Data extract:
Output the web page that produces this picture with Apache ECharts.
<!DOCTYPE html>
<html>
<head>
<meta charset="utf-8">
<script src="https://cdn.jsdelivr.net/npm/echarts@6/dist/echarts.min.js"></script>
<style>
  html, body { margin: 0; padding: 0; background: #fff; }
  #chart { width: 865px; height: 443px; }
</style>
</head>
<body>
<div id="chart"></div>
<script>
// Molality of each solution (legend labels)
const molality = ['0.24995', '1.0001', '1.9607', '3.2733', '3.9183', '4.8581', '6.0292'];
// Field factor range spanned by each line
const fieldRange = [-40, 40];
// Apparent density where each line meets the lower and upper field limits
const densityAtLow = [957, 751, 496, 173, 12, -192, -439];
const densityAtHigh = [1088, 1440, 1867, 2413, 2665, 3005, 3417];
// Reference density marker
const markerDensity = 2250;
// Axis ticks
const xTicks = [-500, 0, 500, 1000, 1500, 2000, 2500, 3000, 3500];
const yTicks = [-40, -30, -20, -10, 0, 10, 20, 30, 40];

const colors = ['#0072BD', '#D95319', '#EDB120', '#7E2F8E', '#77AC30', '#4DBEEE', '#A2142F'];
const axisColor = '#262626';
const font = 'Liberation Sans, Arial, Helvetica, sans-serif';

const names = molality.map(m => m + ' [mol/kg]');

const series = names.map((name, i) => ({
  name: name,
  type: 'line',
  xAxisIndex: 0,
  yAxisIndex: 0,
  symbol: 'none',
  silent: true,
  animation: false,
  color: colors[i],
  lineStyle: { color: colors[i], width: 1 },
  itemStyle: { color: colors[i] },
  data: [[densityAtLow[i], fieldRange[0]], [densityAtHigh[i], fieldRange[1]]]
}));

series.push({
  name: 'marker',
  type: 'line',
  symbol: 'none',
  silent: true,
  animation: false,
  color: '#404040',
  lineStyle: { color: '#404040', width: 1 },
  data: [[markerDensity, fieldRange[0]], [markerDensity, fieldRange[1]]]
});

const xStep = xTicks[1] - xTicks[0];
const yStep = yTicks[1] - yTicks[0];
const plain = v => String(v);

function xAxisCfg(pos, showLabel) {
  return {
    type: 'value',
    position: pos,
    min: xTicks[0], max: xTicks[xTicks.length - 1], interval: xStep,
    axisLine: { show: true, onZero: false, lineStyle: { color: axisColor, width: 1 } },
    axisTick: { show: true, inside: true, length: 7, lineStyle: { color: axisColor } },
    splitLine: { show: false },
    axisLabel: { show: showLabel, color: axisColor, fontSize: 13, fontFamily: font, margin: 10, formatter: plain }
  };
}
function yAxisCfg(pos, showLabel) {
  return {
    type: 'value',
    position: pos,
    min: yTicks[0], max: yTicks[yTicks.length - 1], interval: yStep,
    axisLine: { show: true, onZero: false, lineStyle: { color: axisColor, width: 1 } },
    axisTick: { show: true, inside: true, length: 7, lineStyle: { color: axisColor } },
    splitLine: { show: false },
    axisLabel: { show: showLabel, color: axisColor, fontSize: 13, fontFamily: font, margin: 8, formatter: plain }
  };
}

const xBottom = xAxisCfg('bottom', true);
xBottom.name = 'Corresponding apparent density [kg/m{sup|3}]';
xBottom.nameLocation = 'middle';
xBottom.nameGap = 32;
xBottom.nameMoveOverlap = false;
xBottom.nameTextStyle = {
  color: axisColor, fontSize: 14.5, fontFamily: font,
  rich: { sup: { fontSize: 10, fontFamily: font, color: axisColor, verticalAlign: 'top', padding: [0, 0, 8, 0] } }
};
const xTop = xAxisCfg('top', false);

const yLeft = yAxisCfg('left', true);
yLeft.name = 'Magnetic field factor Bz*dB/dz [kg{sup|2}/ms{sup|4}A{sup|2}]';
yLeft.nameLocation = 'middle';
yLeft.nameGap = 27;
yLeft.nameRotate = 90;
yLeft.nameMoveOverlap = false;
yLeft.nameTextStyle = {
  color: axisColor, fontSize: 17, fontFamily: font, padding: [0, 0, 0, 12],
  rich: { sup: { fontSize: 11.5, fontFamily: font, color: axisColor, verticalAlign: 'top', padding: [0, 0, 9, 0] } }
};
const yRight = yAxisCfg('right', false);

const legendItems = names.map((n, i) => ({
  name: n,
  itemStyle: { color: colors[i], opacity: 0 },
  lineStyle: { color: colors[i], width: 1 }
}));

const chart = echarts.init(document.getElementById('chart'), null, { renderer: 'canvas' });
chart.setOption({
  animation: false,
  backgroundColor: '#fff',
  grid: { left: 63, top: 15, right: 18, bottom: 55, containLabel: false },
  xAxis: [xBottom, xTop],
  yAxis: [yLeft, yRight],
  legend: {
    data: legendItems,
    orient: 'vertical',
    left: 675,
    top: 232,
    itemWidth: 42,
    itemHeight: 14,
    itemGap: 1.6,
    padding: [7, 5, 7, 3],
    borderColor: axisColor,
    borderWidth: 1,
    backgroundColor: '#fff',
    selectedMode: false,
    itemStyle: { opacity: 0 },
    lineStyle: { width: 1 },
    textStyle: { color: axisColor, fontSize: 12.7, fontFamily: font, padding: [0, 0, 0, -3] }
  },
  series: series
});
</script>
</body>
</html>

What this task involves: Each line of the material above must be retyped precisely.

Answer in full:
Output the web page that produces this picture with Apache ECharts.
<!DOCTYPE html>
<html>
<head>
<meta charset="utf-8">
<script src="https://cdn.jsdelivr.net/npm/echarts@6/dist/echarts.min.js"></script>
<style>
  html, body { margin: 0; padding: 0; background: #fff; }
  #chart { width: 865px; height: 443px; }
</style>
</head>
<body>
<div id="chart"></div>
<script>
// Molality of each solution (legend labels)
const molality = ['0.24995', '1.0001', '1.9607', '3.2733', '3.9183', '4.8581', '6.0292'];
// Field factor range spanned by each line
const fieldRange = [-40, 40];
// Apparent density where each line meets the lower and upper field limits
const densityAtLow = [957, 751, 496, 173, 12, -192, -439];
const densityAtHigh = [1088, 1440, 1867, 2413, 2665, 3005, 3417];
// Reference density marker
const markerDensity = 2250;
// Axis ticks
const xTicks = [-500, 0, 500, 1000, 1500, 2000, 2500, 3000, 3500];
const yTicks = [-40, -30, -20, -10, 0, 10, 20, 30, 40];

const colors = ['#0072BD', '#D95319', '#EDB120', '#7E2F8E', '#77AC30', '#4DBEEE', '#A2142F'];
const axisColor = '#262626';
const font = 'Liberation Sans, Arial, Helvetica, sans-serif';

const names = molality.map(m => m + ' [mol/kg]');

const series = names.map((name, i) => ({
  name: name,
  type: 'line',
  xAxisIndex: 0,
  yAxisIndex: 0,
  symbol: 'none',
  silent: true,
  animation: false,
  color: colors[i],
  lineStyle: { color: colors[i], width: 1 },
  itemStyle: { color: colors[i] },
  data: [[densityAtLow[i], fieldRange[0]], [densityAtHigh[i], fieldRange[1]]]
}));

series.push({
  name: 'marker',
  type: 'line',
  symbol: 'none',
  silent: true,
  animation: false,
  color: '#404040',
  lineStyle: { color: '#404040', width: 1 },
  data: [[markerDensity, fieldRange[0]], [markerDensity, fieldRange[1]]]
});

const xStep = xTicks[1] - xTicks[0];
const yStep = yTicks[1] - yTicks[0];
const plain = v => String(v);

function xAxisCfg(pos, showLabel) {
  return {
    type: 'value',
    position: pos,
    min: xTicks[0], max: xTicks[xTicks.length - 1], interval: xStep,
    axisLine: { show: true, onZero: false, lineStyle: { color: axisColor, width: 1 } },
    axisTick: { show: true, inside: true, length: 7, lineStyle: { color: axisColor } },
    splitLine: { show: false },
    axisLabel: { show: showLabel, color: axisColor, fontSize: 13, fontFamily: font, margin: 10, formatter: plain }
  };
}
function yAxisCfg(pos, showLabel) {
  return {
    type: 'value',
    position: pos,
    min: yTicks[0], max: yTicks[yTicks.length - 1], interval: yStep,
    axisLine: { show: true, onZero: false, lineStyle: { color: axisColor, width: 1 } },
    axisTick: { show: true, inside: true, length: 7, lineStyle: { color: axisColor } },
    splitLine: { show: false },
    axisLabel: { show: showLabel, color: axisColor, fontSize: 13, fontFamily: font, margin: 8, formatter: plain }
  };
}

const xBottom = xAxisCfg('bottom', true);
xBottom.name = 'Corresponding apparent density [kg/m{sup|3}]';
xBottom.nameLocation = 'middle';
xBottom.nameGap = 32;
xBottom.nameMoveOverlap = false;
xBottom.nameTextStyle = {
  color: axisColor, fontSize: 14.5, fontFamily: font,
  rich: { sup: { fontSize: 10, fontFamily: font, color: axisColor, verticalAlign: 'top', padding: [0, 0, 8, 0] } }
};
const xTop = xAxisCfg('top', false);

const yLeft = yAxisCfg('left', true);
yLeft.name = 'Magnetic field factor Bz*dB/dz [kg{sup|2}/ms{sup|4}A{sup|2}]';
yLeft.nameLocation = 'middle';
yLeft.nameGap = 27;
yLeft.nameRotate = 90;
yLeft.nameMoveOverlap = false;
yLeft.nameTextStyle = {
  color: axisColor, fontSize: 17, fontFamily: font, padding: [0, 0, 0, 12],
  rich: { sup: { fontSize: 11.5, fontFamily: font, color: axisColor, verticalAlign: 'top', padding: [0, 0, 9, 0] } }
};
const yRight = yAxisCfg('right', false);

const legendItems = names.map((n, i) => ({
  name: n,
  itemStyle: { color: colors[i], opacity: 0 },
  lineStyle: { color: colors[i], width: 1 }
}));

const chart = echarts.init(document.getElementById('chart'), null, { renderer: 'canvas' });
chart.setOption({
  animation: false,
  backgroundColor: '#fff',
  grid: { left: 63, top: 15, right: 18, bottom: 55, containLabel: false },
  xAxis: [xBottom, xTop],
  yAxis: [yLeft, yRight],
  legend: {
    data: legendItems,
    orient: 'vertical',
    left: 675,
    top: 232,
    itemWidth: 42,
    itemHeight: 14,
    itemGap: 1.6,
    padding: [7, 5, 7, 3],
    borderColor: axisColor,
    borderWidth: 1,
    backgroundColor: '#fff',
    selectedMode: false,
    itemStyle: { opacity: 0 },
    lineStyle: { width: 1 },
    textStyle: { color: axisColor, fontSize: 12.7, fontFamily: font, padding: [0, 0, 0, -3] }
  },
  series: series
});
</script>
</body>
</html>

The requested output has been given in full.